The Cornwall courthouse at 29 Second Street West. (Newswatch Group/Bill Kingston, File)

CORNWALL – The defence lawyer for a Cornwall man, accused of possessing child pornography, has alleged the warrant to search his client’s property was improper.

Michael Spratt argued Friday that the “fundamental prerequisites was not met” for reasonable and probable grounds when Justice of the Peace Louise Rozon authorized a search warrant for Jared Hendrie’s home on Eleventh Street West.

Hendrie, 27, has pleaded not guilty to a single count of possession of child pornography. A Charter (of Rights and Freedoms) application came during the second day of the trial.

Spratt argued the information to obtain (ITO) for the search, prepared by Det. Const. Austin Clark, was made on the hypothesis of the behaviour of people who obtain child pornography, such as pornography collections getting bigger over time and people who have it tend to keep it because it’s hard to obtain.

The lawyer repeatedly called the police thinking a “bald assertion” based on one video uploaded to Instagram in April 2018. The search was carried out seven months later and Spratt said the passage of time “affected the probability of reasonable grounds” for the search.

Spratt asked that the evidence – over 400 images and videos found on two cell phones – be excluded as evidence in the trial.

Crown attorney Dave Isbester argued that the ITO was reasonable and based on “common sense.”

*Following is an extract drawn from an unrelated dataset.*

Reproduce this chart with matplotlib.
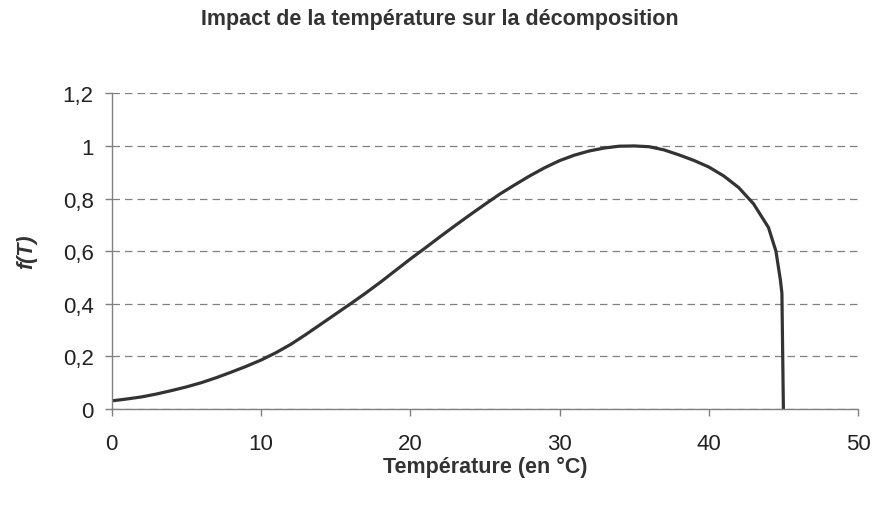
import matplotlib
matplotlib.use('Agg')
import matplotlib.pyplot as plt
from matplotlib.ticker import FuncFormatter

# f(T)
temperature = [0, 1, 2, 3, 4, 5, 6, 7, 8, 9,
               10, 11, 12, 13, 14, 15, 16, 17, 18, 19,
               20, 21, 22, 23, 24, 25, 26, 27, 28, 29,
               30, 31, 32, 33, 34, 35, 36, 37, 38, 39,
               40, 41, 42, 43, 44, 44.5, 44.8, 44.9, 45]
f_t = [0.031, 0.038, 0.046, 0.057, 0.070, 0.084, 0.100, 0.119, 0.140, 0.162,
       0.186, 0.214, 0.246, 0.283, 0.322, 0.361, 0.400, 0.440, 0.482, 0.526,
       0.570, 0.612, 0.655, 0.697, 0.738, 0.778, 0.817, 0.852, 0.886, 0.917,
       0.944, 0.965, 0.981, 0.992, 0.999, 1.000, 0.997, 0.985, 0.966, 0.945,
       0.920, 0.886, 0.842, 0.780, 0.690, 0.600, 0.490, 0.440, 0.0]

x_ticks = [0, 10, 20, 30, 40, 50]
y_ticks = [0, 0.2, 0.4, 0.6, 0.8, 1.0, 1.2]

plt.rcParams['font.family'] = ['Liberation Sans', 'DejaVu Sans']

fig = plt.figure(figsize=(8.75, 5.06), dpi=100)
ax = fig.add_axes([0.1277, 0.1897, 0.8529, 0.6239])

ax.plot(temperature, f_t, color='#333333', lw=2.3, solid_joinstyle='round')

ax.set_xlim(0, 50)
ax.set_ylim(0, 1.2)
ax.set_xticks(x_ticks)
ax.set_yticks(y_ticks)
ax.yaxis.set_major_formatter(FuncFormatter(lambda v, p: ('%g' % round(v, 1)).replace('.', ',')))

ax.grid(axis='y', color='#808080', lw=0.9, linestyle=(0, (6, 4)))
ax.set_axisbelow(True)

for s in ['top', 'right']:
    ax.spines[s].set_visible(False)
for s in ['left', 'bottom']:
    ax.spines[s].set_color('#808080')
    ax.spines[s].set_linewidth(1)

ax.tick_params(direction='out', length=5, width=1, color='#808080',
               labelsize=16, labelcolor='#222222')
ax.tick_params(axis='x', pad=12)
ax.tick_params(axis='y', pad=8)

ax.set_xlabel('Température (en °C)', fontsize=15.5, fontweight='bold',
              color='#333333', labelpad=2)
ax.set_ylabel('f(T)', fontsize=15.5, fontweight='bold', fontstyle='italic',
              color='#333333', labelpad=18)

fig.text(0.503, 0.9615, 'Impact de la température sur la décomposition',
         ha='center', va='center', fontsize=15.5, fontweight='bold', color='#333333')

fig.savefig('out.png', dpi=100)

Isbester said the fact a video had been uploaded to Instagram in April 2018 and that the IG account was tied of an email address with Hendrie’s name in it, was enough proof for a search that Hendrie was “entrenched in possession of child pornography” and uploading it was taking “active steps to trade.”

The officer’s ITO was not “bald assertion” but was arguments based on 10 years of experience and backed up by common sense, the prosecutor countered.

Isbester said the officers never acted in bad faith.

He said excluding the evidence would “go beyond frustrating the prosecution, it’s the Crown’s case.”

Justice Diane Lahaie will make a ruling on the Charter application in four weeks. The trial will continue in March.